La séduction de son esprit égalait celle de ses manières. Non qu’elle émaillât sa causerie de mots spirituels ou profonds ; on ne cite d’elle nul trait piquant, nul aperçu neuf ou frappant, nulle saillie digne de mémoire. Mais le tact, l’enjouement et le désir de plaire tenaient lieu de verve brillante et lui conciliaient mieux les cœurs. « Elle trouvait au moment ce qu’il y avait de plus convenable dans les circonstances, ainsi que les expressions les plus justes[1]. » Son instruction était élémentaire ; elle montrait peu de goût pour la lecture, sérieuse ni même frivole ; mais, du peu quelle savait, elle tirait habilement parti. On doit aussi lui reconnaître un fond réel d’honnêteté, de bonté, une certaine droiture de conscience. « Son premier mouvement est toujours le vrai, » écrivait son frère Joseph II. Ces bonnes dispositions étaient malheureusement gâtées par une frivolité, une irréflexion étourdie, une fureur de plaisir, qui lui faisaient sacrifier sans scrupule son devoir et son intérêt à la fantaisie du moment. Insoucieuse du qu’en-dira-t-on, versatile dans ses goûts, fougueuse dans ses caprices, emportée dans ses affections comme dans ses haines et ses rancunes, elle se donnait trop aisément, dit un homme qui l’a vue de près, l’air et le ton « d’une enfant mal élevée[2]. »

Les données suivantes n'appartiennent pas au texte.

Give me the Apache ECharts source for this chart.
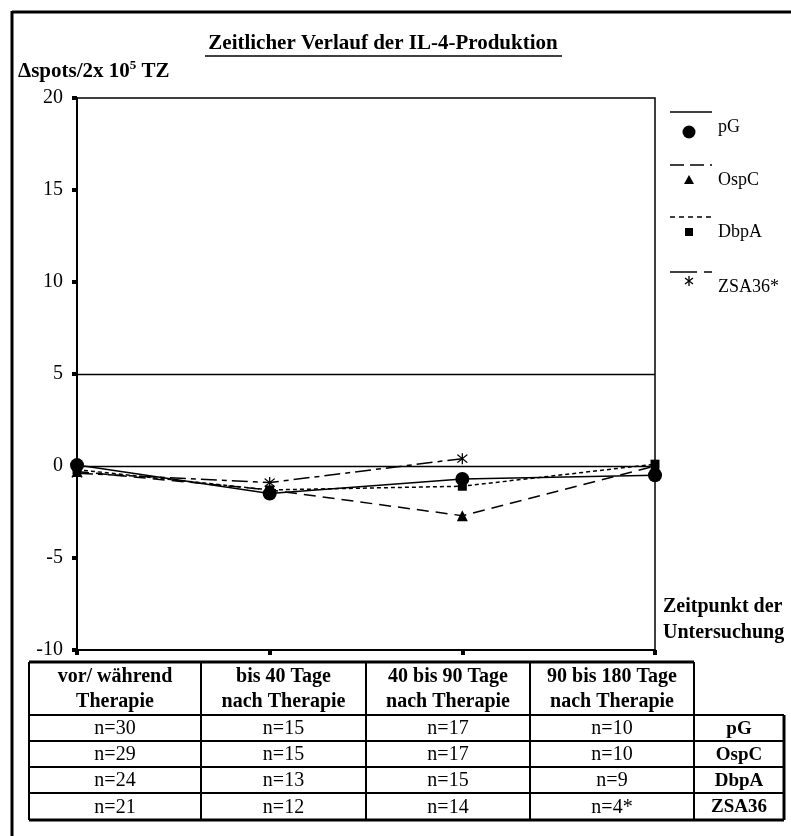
<!DOCTYPE html>
<html><head><meta charset="utf-8">
<script src="https://cdn.jsdelivr.net/npm/echarts@6/dist/echarts.min.js"></script>
<style>html,body{margin:0;padding:0;background:#fff}#c{width:791px;height:836px}</style>
</head><body><div id="c"></div>
<script>
// ---- data ----
const categories = ['vor/ während\nTherapie', 'bis 40 Tage\nnach Therapie', '40 bis 90 Tage\nnach Therapie', '90 bis 180 Tage\nnach Therapie'];
const seriesNames = ['pG', 'OspC', 'DbpA', 'ZSA36'];
const legendNames = ['pG', 'OspC', 'DbpA', 'ZSA36*'];
const pG = [0.05, -1.5, -0.7, -0.5];
const OspC = [-0.3, -1.3, -2.7, 0.0];
const DbpA = [-0.2, -1.3, -1.1, 0.1];
const ZSA36 = [-0.4, -0.9, 0.4, null];
const nPG = ['n=30', 'n=15', 'n=17', 'n=10'];
const nOspC = ['n=29', 'n=15', 'n=17', 'n=10'];
const nDbpA = ['n=24', 'n=13', 'n=15', 'n=9'];
const nZSA36 = ['n=21', 'n=12', 'n=14', 'n=4*'];
const yTicks = { min: -10, max: 20, interval: 5 };
const refLines = [5, 0];
const titleText = 'Zeitlicher Verlauf der IL-4-Produktion';

// ---- style ----
const F = '"Liberation Serif","Times New Roman",serif';
const asterisk = 'path://M9,0 L11,0 L11,20 L9,20 Z M1.5,3.5 L3,2 L18.5,16.5 L17,18 Z M17,2 L18.5,3.5 L3,18 L1.5,16.5 Z';
const styles = [
  { type: 'solid', symbol: 'circle', size: 14 },
  { type: [12, 7], symbol: 'triangle', size: 11 },
  { type: [4, 3], symbol: 'rect', size: 9 },
  { type: [16, 5, 5, 5], symbol: asterisk, size: 11 }
];
const values = [pG, OspC, DbpA, ZSA36];
const nRows = [nPG, nOspC, nDbpA, nZSA36];

const series = seriesNames.map((nm, i) => ({
  name: nm, type: 'line', data: values[i], connectNulls: false,
  symbol: styles[i].symbol, symbolSize: styles[i].size, showSymbol: true,
  itemStyle: { color: '#000' },
  lineStyle: { color: '#000', width: 1.5, type: styles[i].type },
  z: 5 - i, animation: false
}));
series[0].markLine = {
  silent: true, symbol: 'none', label: { show: false },
  lineStyle: { color: '#000', width: 1.3, type: 'solid' },
  data: refLines.map(v => ({ yAxis: v })), animation: false
};

const g = [];
// outer frame
g.push({ type: 'line', shape: { x1: 12, y1: 12, x2: 791, y2: 12 }, style: { stroke: '#000', lineWidth: 3 } });
g.push({ type: 'line', shape: { x1: 12, y1: 11, x2: 12, y2: 836 }, style: { stroke: '#000', lineWidth: 3 } });
// title + underline
g.push({ type: 'text', x: 383, y: 44, style: { text: titleText, font: 'bold 21px ' + F, fill: '#000', textAlign: 'center', textVerticalAlign: 'middle' } });
g.push({ type: 'line', shape: { x1: 205, y1: 56, x2: 562, y2: 56 }, style: { stroke: '#000', lineWidth: 1.6 } });
// y axis name
g.push({ type: 'text', x: 18, y: 72, style: { text: '{a|Δspots/2x 10}{s|5}{a| TZ}', rich: { a: { font: 'bold 21px ' + F, fill: '#000' }, s: { font: 'bold 13px ' + F, fill: '#000', verticalAlign: 'top', padding: [0, 0, 12, 0] } }, textVerticalAlign: 'middle' } });
// x axis name
g.push({ type: 'text', x: 663, y: 620, style: { text: 'Zeitpunkt der\nUntersuchung', font: 'bold 20px ' + F, lineHeight: 26, fill: '#000', textVerticalAlign: 'middle' } });
// legend
const legY = [112, 165, 217, 272];
const legDash = [null, [14, 6], [5, 4], null];
legendNames.forEach((nm, i) => {
  const y = legY[i];
  if (i === 3) {
    g.push({ type: 'line', shape: { x1: 670, y1: y, x2: 697, y2: y }, style: { stroke: '#000', lineWidth: 1.5 } });
    g.push({ type: 'line', shape: { x1: 704, y1: y, x2: 712, y2: y }, style: { stroke: '#000', lineWidth: 1.5 } });
  } else {
    g.push({ type: 'line', shape: { x1: 670, y1: y, x2: 712, y2: y }, style: { stroke: '#000', lineWidth: 1.5, lineDash: legDash[i] } });
  }
  const my = y + (i === 0 ? 20 : (i === 3 ? 9 : 15));
  if (i === 0) g.push({ type: 'circle', shape: { cx: 689, cy: my, r: 6.5 }, style: { fill: '#000' } });
  if (i === 1) g.push({ type: 'polygon', shape: { points: [[689, my - 5], [684, my + 4], [694, my + 4]] }, style: { fill: '#000' } });
  if (i === 2) g.push({ type: 'rect', shape: { x: 685, y: my - 4, width: 8, height: 8 }, style: { fill: '#000' } });
  if (i === 3) {
    g.push({ type: 'line', shape: { x1: 689, y1: my - 5, x2: 689, y2: my + 5 }, style: { stroke: '#000', lineWidth: 1.3 } });
    g.push({ type: 'line', shape: { x1: 685, y1: my - 3, x2: 693, y2: my + 3 }, style: { stroke: '#000', lineWidth: 1.3 } });
    g.push({ type: 'line', shape: { x1: 693, y1: my - 3, x2: 685, y2: my + 3 }, style: { stroke: '#000', lineWidth: 1.3 } });
  }
  g.push({ type: 'text', x: 718, y: y + 15, style: { text: nm, font: '18px ' + F, fill: '#000', textVerticalAlign: 'middle' } });
});
// table
const colX = [29, 201, 366, 530, 694, 784];
const hTop = 662, hBot = 715, rowY = [715, 741, 767, 793, 820];
const L = (x1, y1, x2, y2, w) => g.push({ type: 'line', shape: { x1, y1, x2, y2 }, style: { stroke: '#000', lineWidth: w } });
L(colX[0], hTop, colX[4], hTop, 3);
L(colX[0], hTop, colX[0], rowY[4], 2);
for (let c = 1; c <= 4; c++) L(colX[c], hTop, colX[c], rowY[4], 2);
L(colX[5], hBot, colX[5], rowY[4], 3);
L(colX[0], hBot, colX[5], hBot, 2);
for (let r = 1; r < 4; r++) L(colX[0], rowY[r], colX[5], rowY[r], 2);
L(colX[0], rowY[4], colX[5], rowY[4], 3);
categories.forEach((c, i) => {
  g.push({ type: 'text', x: (colX[i] + colX[i + 1]) / 2, y: (hTop + hBot) / 2 + 1, style: { text: c, font: 'bold 20px ' + F, lineHeight: 25, fill: '#000', textAlign: 'center', textVerticalAlign: 'middle' } });
});
nRows.forEach((row, r) => {
  const cy = (rowY[r] + rowY[r + 1]) / 2 + 1;
  row.forEach((t, i) => {
    g.push({ type: 'text', x: (colX[i] + colX[i + 1]) / 2, y: cy, style: { text: t, font: '20px ' + F, fill: '#000', textAlign: 'center', textVerticalAlign: 'middle' } });
  });
  g.push({ type: 'text', x: (colX[4] + colX[5]) / 2, y: cy, style: { text: seriesNames[r], font: 'bold 19px ' + F, fill: '#000', textAlign: 'center', textVerticalAlign: 'middle' } });
});

const chart = echarts.init(document.getElementById('c'), null, { renderer: 'canvas' });
chart.setOption({
  animation: false,
  backgroundColor: '#fff',
  grid: { left: 77, right: 136, top: 98, bottom: 186, show: true, borderColor: '#000', borderWidth: 1.5 },
  xAxis: {
    type: 'category', data: categories, boundaryGap: false,
    axisLine: { onZero: false, lineStyle: { color: '#000', width: 2 } },
    axisTick: { show: true, length: 5, lineStyle: { color: '#000', width: 4 } },
    axisLabel: { show: false }, splitLine: { show: false }
  },
  yAxis: {
    type: 'value', min: yTicks.min, max: yTicks.max, interval: yTicks.interval,
    axisLine: { show: true, onZero: false, lineStyle: { color: '#000', width: 2 } },
    axisTick: { show: true, length: 5, lineStyle: { color: '#000', width: 4 } },
    axisLabel: { color: '#000', fontFamily: F, fontSize: 20, margin: 14 },
    splitLine: { show: false }
  },
  series: series,
  graphic: g
});
</script></body></html>
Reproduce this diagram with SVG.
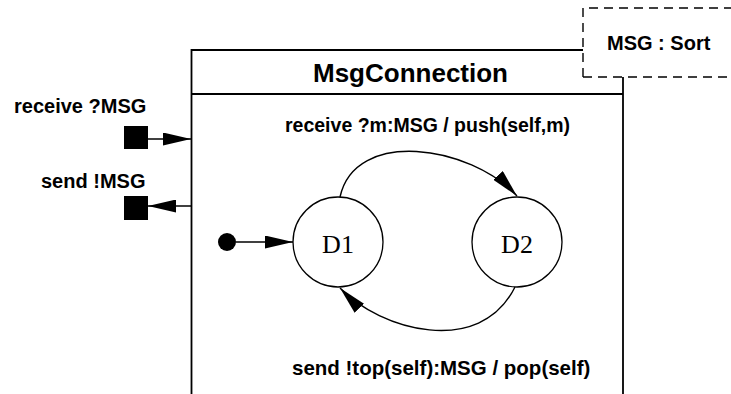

Elle était, par nature, dépourvue d’ambition ; son amusement l’occupait davantage que les affaires d’État ; et sa mère, dans les premiers temps, déplorait même cette aversion pour les choses de la politique : « Je crains la nonchalance de ma fille, son peu de goût pour toute occupation sérieuse et son éloignement de tout ce pour quoi il faudrait se donner quelque peine. » — « Je doute, reprenait-elle à quelques jours de là, qu’elle aura jamais beaucoup de part aux affaires. Son inapplication y mettra toujours un obstacle assez fort[3]. » Ce souci maternel fera rapidement place à l’inquiétude contraire. Non que le trône ait modifié les sentimens et les goûts de Marie-Antoinette. Elle restera toujours, de cœur, éloignée de la politique, étrangère à l’esprit d’intrigue. Mais son entourage familier ne lui permettra pas longtemps cette abstention prudente ; ses amis et ses

  1. Portraits et caractères, par Sénac de Meilhan.
  2. Souvenirs de Moreau.
  3. Lettres des 16 juin et 16 juillet 1774. Correspondance publiée par d’Arneth.